**Direction**.
Below is a listing; print exactly its lines from the one containing "Write the Plotly code for this chart." down to the one containing "import plotly.graph_objects as go", both inclusive, with every picture left out.

**Supplied information**.
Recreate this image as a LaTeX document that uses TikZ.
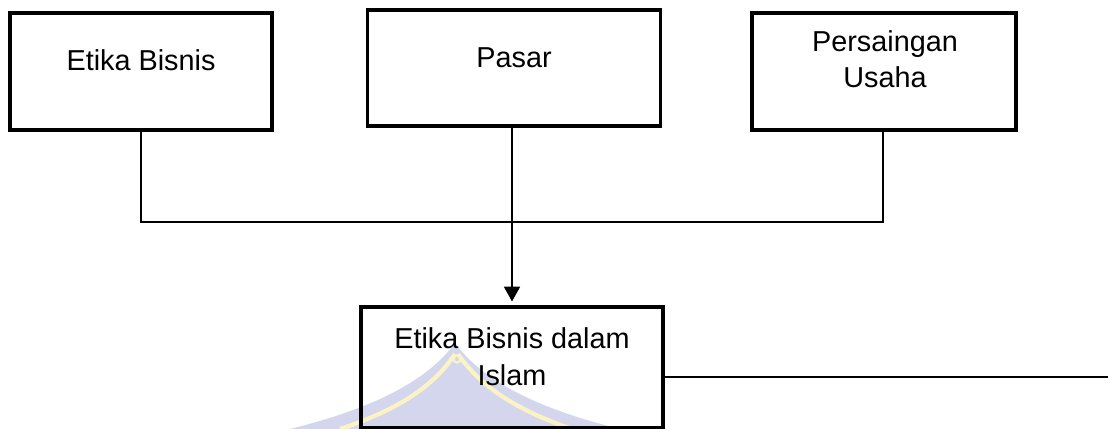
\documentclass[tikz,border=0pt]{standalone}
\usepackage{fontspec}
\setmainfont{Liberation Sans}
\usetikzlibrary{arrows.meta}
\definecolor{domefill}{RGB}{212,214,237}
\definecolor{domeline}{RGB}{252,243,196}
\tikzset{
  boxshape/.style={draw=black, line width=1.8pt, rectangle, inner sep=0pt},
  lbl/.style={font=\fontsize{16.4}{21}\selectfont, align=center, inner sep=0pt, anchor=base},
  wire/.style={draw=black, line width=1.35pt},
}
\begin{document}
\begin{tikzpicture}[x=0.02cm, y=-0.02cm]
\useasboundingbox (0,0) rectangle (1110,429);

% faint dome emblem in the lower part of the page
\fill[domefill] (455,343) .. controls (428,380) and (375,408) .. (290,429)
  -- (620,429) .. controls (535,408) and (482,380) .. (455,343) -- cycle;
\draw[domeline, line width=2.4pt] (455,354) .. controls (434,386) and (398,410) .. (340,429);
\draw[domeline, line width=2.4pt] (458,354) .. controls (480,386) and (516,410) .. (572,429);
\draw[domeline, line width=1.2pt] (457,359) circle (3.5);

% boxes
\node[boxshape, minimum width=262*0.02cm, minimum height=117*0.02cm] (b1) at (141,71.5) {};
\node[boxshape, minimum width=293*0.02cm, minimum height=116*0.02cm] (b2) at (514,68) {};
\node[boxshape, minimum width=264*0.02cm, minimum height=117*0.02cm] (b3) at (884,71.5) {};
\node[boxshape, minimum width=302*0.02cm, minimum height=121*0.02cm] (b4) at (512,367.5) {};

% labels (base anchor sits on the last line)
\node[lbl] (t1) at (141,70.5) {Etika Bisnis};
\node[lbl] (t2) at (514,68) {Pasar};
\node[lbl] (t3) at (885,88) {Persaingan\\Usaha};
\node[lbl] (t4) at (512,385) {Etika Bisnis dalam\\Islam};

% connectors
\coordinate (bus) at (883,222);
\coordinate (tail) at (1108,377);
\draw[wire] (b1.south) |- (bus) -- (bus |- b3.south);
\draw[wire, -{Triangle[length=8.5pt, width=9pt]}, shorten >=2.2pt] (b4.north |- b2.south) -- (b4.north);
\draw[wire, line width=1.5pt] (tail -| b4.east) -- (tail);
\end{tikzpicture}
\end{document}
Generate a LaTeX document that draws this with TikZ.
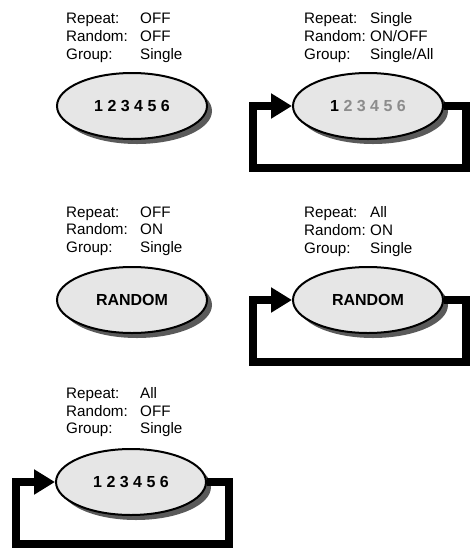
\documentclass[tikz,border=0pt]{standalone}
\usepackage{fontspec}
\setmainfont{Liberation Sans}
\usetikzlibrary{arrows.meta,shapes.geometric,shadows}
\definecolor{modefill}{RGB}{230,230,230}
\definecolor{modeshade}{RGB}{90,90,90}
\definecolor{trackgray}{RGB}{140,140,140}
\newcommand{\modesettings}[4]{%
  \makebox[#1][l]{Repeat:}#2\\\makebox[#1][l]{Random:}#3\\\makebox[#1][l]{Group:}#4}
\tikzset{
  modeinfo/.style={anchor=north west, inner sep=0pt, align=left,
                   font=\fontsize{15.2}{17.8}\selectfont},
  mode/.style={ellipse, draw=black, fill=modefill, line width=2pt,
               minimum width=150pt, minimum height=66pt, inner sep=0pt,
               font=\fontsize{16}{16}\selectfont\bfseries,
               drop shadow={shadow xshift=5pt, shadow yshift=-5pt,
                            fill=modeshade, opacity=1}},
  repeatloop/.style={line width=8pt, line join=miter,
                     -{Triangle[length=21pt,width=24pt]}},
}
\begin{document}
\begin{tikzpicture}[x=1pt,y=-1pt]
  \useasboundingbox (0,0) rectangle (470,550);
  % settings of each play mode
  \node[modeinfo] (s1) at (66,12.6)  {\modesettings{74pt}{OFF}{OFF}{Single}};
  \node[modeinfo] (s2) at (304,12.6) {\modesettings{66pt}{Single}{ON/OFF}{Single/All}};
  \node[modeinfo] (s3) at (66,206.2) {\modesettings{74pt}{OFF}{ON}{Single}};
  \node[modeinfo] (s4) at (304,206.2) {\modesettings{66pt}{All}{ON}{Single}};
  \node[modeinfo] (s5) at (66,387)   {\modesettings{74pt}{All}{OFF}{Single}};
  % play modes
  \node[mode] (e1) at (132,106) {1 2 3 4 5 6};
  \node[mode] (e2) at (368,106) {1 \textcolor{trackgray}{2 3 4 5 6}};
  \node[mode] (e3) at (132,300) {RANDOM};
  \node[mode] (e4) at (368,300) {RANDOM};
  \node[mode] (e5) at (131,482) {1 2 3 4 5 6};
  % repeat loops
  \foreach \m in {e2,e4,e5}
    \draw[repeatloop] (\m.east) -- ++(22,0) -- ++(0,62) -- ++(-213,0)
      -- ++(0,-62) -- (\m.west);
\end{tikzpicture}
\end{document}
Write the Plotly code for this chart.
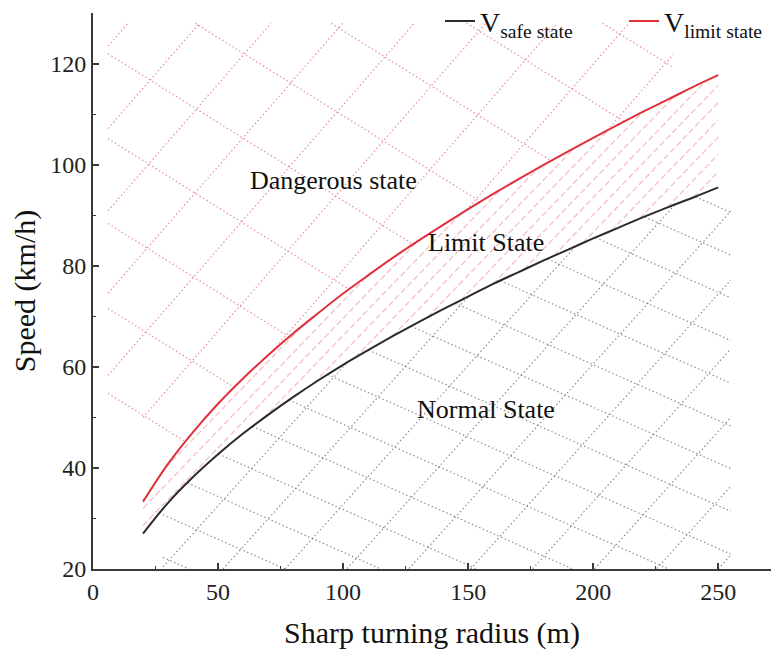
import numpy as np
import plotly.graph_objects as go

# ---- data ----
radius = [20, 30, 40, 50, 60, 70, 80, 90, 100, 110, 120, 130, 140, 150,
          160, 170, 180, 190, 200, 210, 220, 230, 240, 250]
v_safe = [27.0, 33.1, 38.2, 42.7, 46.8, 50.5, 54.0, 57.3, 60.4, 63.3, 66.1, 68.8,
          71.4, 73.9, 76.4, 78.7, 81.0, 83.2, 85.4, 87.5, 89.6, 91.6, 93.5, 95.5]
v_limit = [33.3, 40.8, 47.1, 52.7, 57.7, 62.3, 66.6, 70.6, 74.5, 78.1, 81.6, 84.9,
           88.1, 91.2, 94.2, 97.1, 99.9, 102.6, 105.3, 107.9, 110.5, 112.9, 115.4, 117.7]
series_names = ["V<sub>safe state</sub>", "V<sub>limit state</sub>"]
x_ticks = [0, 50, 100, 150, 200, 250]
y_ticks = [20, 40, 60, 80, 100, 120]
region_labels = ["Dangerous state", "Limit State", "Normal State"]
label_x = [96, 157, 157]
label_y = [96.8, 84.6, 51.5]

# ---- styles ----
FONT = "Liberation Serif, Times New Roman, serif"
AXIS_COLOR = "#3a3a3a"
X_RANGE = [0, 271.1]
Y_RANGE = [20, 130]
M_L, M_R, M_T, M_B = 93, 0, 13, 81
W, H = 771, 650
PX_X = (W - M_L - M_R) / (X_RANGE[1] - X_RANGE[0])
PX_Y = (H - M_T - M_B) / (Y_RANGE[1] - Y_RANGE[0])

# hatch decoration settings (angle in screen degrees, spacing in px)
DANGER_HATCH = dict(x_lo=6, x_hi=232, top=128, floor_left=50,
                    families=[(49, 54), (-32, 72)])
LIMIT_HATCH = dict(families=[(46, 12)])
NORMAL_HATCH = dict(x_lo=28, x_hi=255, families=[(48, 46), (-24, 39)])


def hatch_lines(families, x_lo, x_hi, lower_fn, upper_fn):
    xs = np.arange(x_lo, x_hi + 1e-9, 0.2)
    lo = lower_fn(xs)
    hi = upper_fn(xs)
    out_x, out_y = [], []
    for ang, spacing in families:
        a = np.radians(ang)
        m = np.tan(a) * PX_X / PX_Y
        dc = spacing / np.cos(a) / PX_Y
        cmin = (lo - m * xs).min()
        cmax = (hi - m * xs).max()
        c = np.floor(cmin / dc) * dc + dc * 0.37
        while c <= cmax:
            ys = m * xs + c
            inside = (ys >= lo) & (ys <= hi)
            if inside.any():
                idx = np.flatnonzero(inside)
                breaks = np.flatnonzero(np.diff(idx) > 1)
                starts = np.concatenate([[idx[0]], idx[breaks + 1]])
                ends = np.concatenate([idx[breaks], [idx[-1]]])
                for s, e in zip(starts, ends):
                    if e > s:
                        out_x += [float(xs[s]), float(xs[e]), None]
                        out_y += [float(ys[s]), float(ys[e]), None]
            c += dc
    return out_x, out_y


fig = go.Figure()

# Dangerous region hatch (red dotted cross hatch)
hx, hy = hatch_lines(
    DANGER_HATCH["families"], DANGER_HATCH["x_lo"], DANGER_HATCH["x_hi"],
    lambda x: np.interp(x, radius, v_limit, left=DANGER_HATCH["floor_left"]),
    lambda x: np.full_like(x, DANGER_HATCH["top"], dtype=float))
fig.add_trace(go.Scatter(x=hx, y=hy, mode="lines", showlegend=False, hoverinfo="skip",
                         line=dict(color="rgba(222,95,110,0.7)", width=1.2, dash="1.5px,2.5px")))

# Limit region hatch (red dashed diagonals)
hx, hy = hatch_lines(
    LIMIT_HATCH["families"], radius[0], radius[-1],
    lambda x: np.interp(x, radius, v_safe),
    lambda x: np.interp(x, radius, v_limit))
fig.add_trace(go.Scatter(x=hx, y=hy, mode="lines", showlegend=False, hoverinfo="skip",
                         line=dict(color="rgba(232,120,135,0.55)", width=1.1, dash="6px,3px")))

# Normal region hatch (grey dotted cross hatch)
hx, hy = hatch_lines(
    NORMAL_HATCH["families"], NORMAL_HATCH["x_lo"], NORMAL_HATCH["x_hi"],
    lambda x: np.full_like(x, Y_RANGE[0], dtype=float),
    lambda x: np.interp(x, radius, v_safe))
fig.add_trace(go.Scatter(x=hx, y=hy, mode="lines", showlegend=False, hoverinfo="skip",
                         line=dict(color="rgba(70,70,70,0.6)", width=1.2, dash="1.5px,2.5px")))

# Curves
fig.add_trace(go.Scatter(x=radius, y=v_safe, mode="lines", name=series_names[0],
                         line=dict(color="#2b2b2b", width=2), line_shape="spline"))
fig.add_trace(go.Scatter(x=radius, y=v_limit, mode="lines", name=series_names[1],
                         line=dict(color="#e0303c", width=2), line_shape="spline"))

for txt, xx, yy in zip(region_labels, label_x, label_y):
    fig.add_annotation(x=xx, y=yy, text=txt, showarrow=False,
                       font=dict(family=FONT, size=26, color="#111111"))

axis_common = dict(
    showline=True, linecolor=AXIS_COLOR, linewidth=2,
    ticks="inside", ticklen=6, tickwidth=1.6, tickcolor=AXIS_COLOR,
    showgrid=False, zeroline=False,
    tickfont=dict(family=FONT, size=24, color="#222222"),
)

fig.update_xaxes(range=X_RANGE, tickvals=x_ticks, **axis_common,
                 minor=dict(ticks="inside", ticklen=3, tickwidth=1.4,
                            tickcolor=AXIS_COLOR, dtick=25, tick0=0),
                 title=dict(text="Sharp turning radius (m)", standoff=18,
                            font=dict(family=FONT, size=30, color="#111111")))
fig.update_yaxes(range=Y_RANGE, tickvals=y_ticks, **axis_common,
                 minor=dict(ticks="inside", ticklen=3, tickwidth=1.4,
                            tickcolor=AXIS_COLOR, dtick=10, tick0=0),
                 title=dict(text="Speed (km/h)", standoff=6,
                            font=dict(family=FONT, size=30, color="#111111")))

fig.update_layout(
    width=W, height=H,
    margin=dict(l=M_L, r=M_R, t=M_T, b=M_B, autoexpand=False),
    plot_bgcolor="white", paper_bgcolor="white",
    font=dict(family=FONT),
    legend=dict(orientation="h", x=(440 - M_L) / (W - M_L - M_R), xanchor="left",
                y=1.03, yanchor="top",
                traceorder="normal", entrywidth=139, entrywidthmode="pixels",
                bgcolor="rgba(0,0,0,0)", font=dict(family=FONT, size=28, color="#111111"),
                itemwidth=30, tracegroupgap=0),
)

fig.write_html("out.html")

**Answer to this exercise**.
Write the Plotly code for this chart.
import numpy as np
import plotly.graph_objects as go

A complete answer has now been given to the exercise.